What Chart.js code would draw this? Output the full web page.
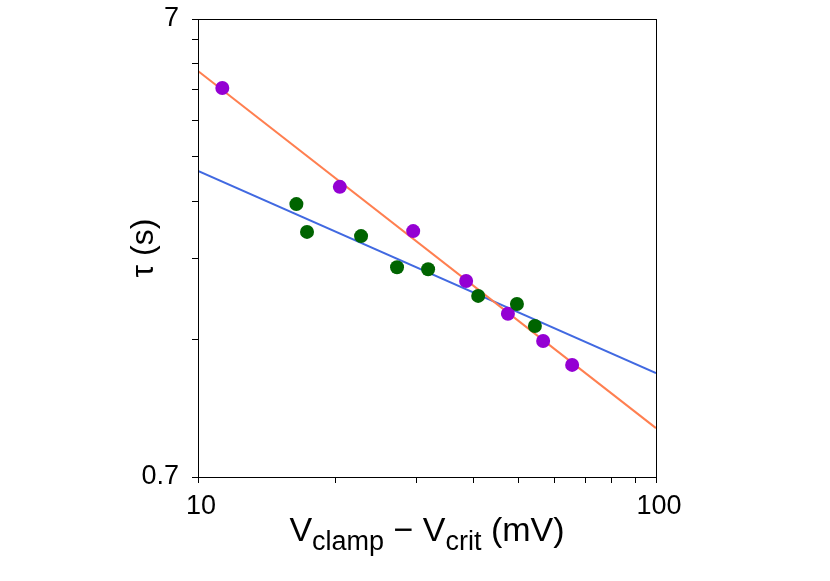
<!DOCTYPE html>
<html>
<head>
<meta charset="utf-8">
<script src="https://cdn.jsdelivr.net/npm/chart.js@4.4.1/dist/chart.umd.min.js"></script>
<style>
  html, body { margin: 0; padding: 0; background: #fff; }
  #wrap { width: 830px; height: 581px; }
</style>
</head>
<body>
<div id="wrap"><canvas id="myChart"></canvas></div>
<script>
// purple series
const purpleX = [11.3, 20.4, 29.5, 38.5, 47.5, 56.7, 65.6];
const purpleY = [4.95, 3.01, 2.41, 1.875, 1.59, 1.387, 1.23];
// green series
const greenX = [16.4, 17.3, 22.7, 27.2, 31.8, 40.9, 49.7, 54.4];
const greenY = [2.76, 2.40, 2.35, 2.01, 1.99, 1.74, 1.67, 1.495];
// fitted lines (values at x = 10 and x = 100)
const fitX = [10, 100];
const orangeFitY = [5.39, 0.895];
const blueFitY = [3.26, 1.18];
// ticks
const xTickValues = [10, 20, 30, 40, 50, 60, 70, 80, 90, 100];
const xTickLabels = ['10', '', '', '', '', '', '', '', '', '100'];
const yTickValues = [0.7, 1.4, 2.1, 2.8, 3.5, 4.2, 4.9, 5.6, 6.3, 7];
const yTickLabels = ['0.7', '', '', '', '', '', '', '', '', '7'];

const FONT = "'Liberation Sans', Arial, Helvetica, sans-serif";

function pts(xs, ys) {
    return xs.map(function(x, i) { return {x: x, y: ys[i]}; });
}

// frame around the plot area plus the x title with subscripts
const framePlugin = {
    id: 'frame',
    afterDraw: function(chart) {
        const ctx = chart.ctx;
        const a = chart.chartArea;
        ctx.save();
        ctx.strokeStyle = '#000';
        ctx.lineWidth = 1;
        ctx.strokeRect(a.left + 0.5, a.top + 0.5, a.right - a.left, a.bottom - a.top);

        const parts = [
            {t: 'V', size: 34, dy: 0},
            {t: 'clamp', size: 27, dy: 9},
            {t: ' \u2212 ', size: 34, dy: 0},
            {t: 'V', size: 34, dy: 0},
            {t: 'crit', size: 27, dy: 9},
            {t: ' (mV)', size: 34, dy: 0}
        ];
        let total = 0;
        parts.forEach(function(p) {
            ctx.font = p.size + 'px ' + FONT;
            p.w = ctx.measureText(p.t).width;
            total += p.w;
        });
        let x = (a.left + a.right) / 2 - total / 2;
        const base = a.bottom + 64;
        ctx.fillStyle = '#000';
        ctx.textBaseline = 'alphabetic';
        ctx.textAlign = 'left';
        parts.forEach(function(p) {
            ctx.font = p.size + 'px ' + FONT;
            ctx.fillText(p.t, x, base + p.dy);
            x += p.w;
        });
        ctx.restore();
    }
};

const config = {
    type: 'scatter',
    data: {
        datasets: [
            {
                type: 'line',
                data: pts(fitX, orangeFitY),
                borderColor: '#FF7F50',
                borderWidth: 2,
                pointRadius: 0,
                order: 3
            },
            {
                type: 'line',
                data: pts(fitX, blueFitY),
                borderColor: '#4169E1',
                borderWidth: 2,
                pointRadius: 0,
                order: 4
            },
            {
                data: pts(greenX, greenY),
                backgroundColor: '#006400',
                borderWidth: 0,
                pointRadius: 7,
                order: 1
            },
            {
                data: pts(purpleX, purpleY),
                backgroundColor: '#9400D3',
                borderWidth: 0,
                pointRadius: 7,
                order: 2
            }
        ]
    },
    options: {
        responsive: true,
        maintainAspectRatio: false,
        animation: false,
        layout: {
            padding: {top: 19, right: 174, left: 0, bottom: 0}
        },
        scales: {
            x: {
                type: 'logarithmic',
                min: 10,
                max: 100,
                afterBuildTicks: function(s) {
                    s.ticks = xTickValues.map(function(v) { return {value: v}; });
                },
                afterFit: function(s) {
                    s.height = 104;
                    s.paddingLeft = 0;
                    s.paddingRight = 0;
                },
                grid: {
                    drawOnChartArea: false,
                    drawTicks: true,
                    tickLength: 6,
                    color: '#000'
                },
                border: {display: true, color: '#000', width: 1},
                ticks: {
                    autoSkip: false,
                    maxRotation: 0,
                    padding: 7,
                    labelOffset: 3,
                    color: '#000',
                    font: {family: FONT, size: 27},
                    callback: function(v, i) { return xTickLabels[i]; }
                },
                title: {display: false}
            },
            y: {
                type: 'logarithmic',
                min: 0.7,
                max: 7,
                afterBuildTicks: function(s) {
                    s.ticks = yTickValues.map(function(v) { return {value: v}; });
                },
                afterFit: function(s) {
                    s.width = 198;
                    s.paddingTop = 0;
                    s.paddingBottom = 0;
                },
                grid: {
                    drawOnChartArea: false,
                    drawTicks: true,
                    tickLength: 6,
                    color: '#000'
                },
                border: {display: true, color: '#000', width: 1},
                ticks: {
                    autoSkip: false,
                    padding: 13,
                    color: '#000',
                    font: {family: FONT, size: 27},
                    callback: function(v, i) { return yTickLabels[i]; }
                },
                title: {
                    display: true,
                    text: '\u03C4 (s)',
                    color: '#000',
                    font: {family: FONT, size: 32},
                    padding: {top: 125, bottom: 0}
                }
            }
        },
        plugins: {
            legend: {display: false},
            tooltip: {enabled: false}
        }
    },
    plugins: [framePlugin]
};

new Chart(document.getElementById('myChart'), config);
</script>
</body>
</html>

☆ ☆ ☆

▸ **What this task involves**
Reproduce the material above verbatim; omit every picture.

▸ **Exercise answer**
What Chart.js code would draw this? Output the full web page.
<!DOCTYPE html>
<html>
<head>
<meta charset="utf-8">
<script src="https://cdn.jsdelivr.net/npm/chart.js@4.4.1/dist/chart.umd.min.js"></script>
<style>
  html, body { margin: 0; padding: 0; background: #fff; }
  #wrap { width: 830px; height: 581px; }
</style>
</head>
<body>
<div id="wrap"><canvas id="myChart"></canvas></div>
<script>
// purple series
const purpleX = [11.3, 20.4, 29.5, 38.5, 47.5, 56.7, 65.6];
const purpleY = [4.95, 3.01, 2.41, 1.875, 1.59, 1.387, 1.23];
// green series
const greenX = [16.4, 17.3, 22.7, 27.2, 31.8, 40.9, 49.7, 54.4];
const greenY = [2.76, 2.40, 2.35, 2.01, 1.99, 1.74, 1.67, 1.495];
// fitted lines (values at x = 10 and x = 100)
const fitX = [10, 100];
const orangeFitY = [5.39, 0.895];
const blueFitY = [3.26, 1.18];
// ticks
const xTickValues = [10, 20, 30, 40, 50, 60, 70, 80, 90, 100];
const xTickLabels = ['10', '', '', '', '', '', '', '', '', '100'];
const yTickValues = [0.7, 1.4, 2.1, 2.8, 3.5, 4.2, 4.9, 5.6, 6.3, 7];
const yTickLabels = ['0.7', '', '', '', '', '', '', '', '', '7'];

const FONT = "'Liberation Sans', Arial, Helvetica, sans-serif";

function pts(xs, ys) {
    return xs.map(function(x, i) { return {x: x, y: ys[i]}; });
}

// frame around the plot area plus the x title with subscripts
const framePlugin = {
    id: 'frame',
    afterDraw: function(chart) {
        const ctx = chart.ctx;
        const a = chart.chartArea;
        ctx.save();
        ctx.strokeStyle = '#000';
        ctx.lineWidth = 1;
        ctx.strokeRect(a.left + 0.5, a.top + 0.5, a.right - a.left, a.bottom - a.top);

        const parts = [
            {t: 'V', size: 34, dy: 0},
            {t: 'clamp', size: 27, dy: 9},
            {t: ' \u2212 ', size: 34, dy: 0},
            {t: 'V', size: 34, dy: 0},
            {t: 'crit', size: 27, dy: 9},
            {t: ' (mV)', size: 34, dy: 0}
        ];
        let total = 0;
        parts.forEach(function(p) {
            ctx.font = p.size + 'px ' + FONT;
            p.w = ctx.measureText(p.t).width;
            total += p.w;
        });
        let x = (a.left + a.right) / 2 - total / 2;
        const base = a.bottom + 64;
        ctx.fillStyle = '#000';
        ctx.textBaseline = 'alphabetic';
        ctx.textAlign = 'left';
        parts.forEach(function(p) {
            ctx.font = p.size + 'px ' + FONT;
            ctx.fillText(p.t, x, base + p.dy);
            x += p.w;
        });
        ctx.restore();
    }
};

const config = {
    type: 'scatter',
    data: {
        datasets: [
            {
                type: 'line',
                data: pts(fitX, orangeFitY),
                borderColor: '#FF7F50',
                borderWidth: 2,
                pointRadius: 0,
                order: 3
            },
            {
                type: 'line',
                data: pts(fitX, blueFitY),
                borderColor: '#4169E1',
                borderWidth: 2,
                pointRadius: 0,
                order: 4
            },
            {
                data: pts(greenX, greenY),
                backgroundColor: '#006400',
                borderWidth: 0,
                pointRadius: 7,
                order: 1
            },
            {
                data: pts(purpleX, purpleY),
                backgroundColor: '#9400D3',
                borderWidth: 0,
                pointRadius: 7,
                order: 2
            }
        ]
    },
    options: {
        responsive: true,
        maintainAspectRatio: false,
        animation: false,
        layout: {
            padding: {top: 19, right: 174, left: 0, bottom: 0}
        },
        scales: {
            x: {
                type: 'logarithmic',
                min: 10,
                max: 100,
                afterBuildTicks: function(s) {
                    s.ticks = xTickValues.map(function(v) { return {value: v}; });
                },
                afterFit: function(s) {
                    s.height = 104;
                    s.paddingLeft = 0;
                    s.paddingRight = 0;
                },
                grid: {
                    drawOnChartArea: false,
                    drawTicks: true,
                    tickLength: 6,
                    color: '#000'
                },
                border: {display: true, color: '#000', width: 1},
                ticks: {
                    autoSkip: false,
                    maxRotation: 0,
                    padding: 7,
                    labelOffset: 3,
                    color: '#000',
                    font: {family: FONT, size: 27},
                    callback: function(v, i) { return xTickLabels[i]; }
                },
                title: {display: false}
            },
            y: {
                type: 'logarithmic',
                min: 0.7,
                max: 7,
                afterBuildTicks: function(s) {
                    s.ticks = yTickValues.map(function(v) { return {value: v}; });
                },
                afterFit: function(s) {
                    s.width = 198;
                    s.paddingTop = 0;
                    s.paddingBottom = 0;
                },
                grid: {
                    drawOnChartArea: false,
                    drawTicks: true,
                    tickLength: 6,
                    color: '#000'
                },
                border: {display: true, color: '#000', width: 1},
                ticks: {
                    autoSkip: false,
                    padding: 13,
                    color: '#000',
                    font: {family: FONT, size: 27},
                    callback: function(v, i) { return yTickLabels[i]; }
                },
                title: {
                    display: true,
                    text: '\u03C4 (s)',
                    color: '#000',
                    font: {family: FONT, size: 32},
                    padding: {top: 125, bottom: 0}
                }
            }
        },
        plugins: {
            legend: {display: false},
            tooltip: {enabled: false}
        }
    },
    plugins: [framePlugin]
};

new Chart(document.getElementById('myChart'), config);
</script>
</body>
</html>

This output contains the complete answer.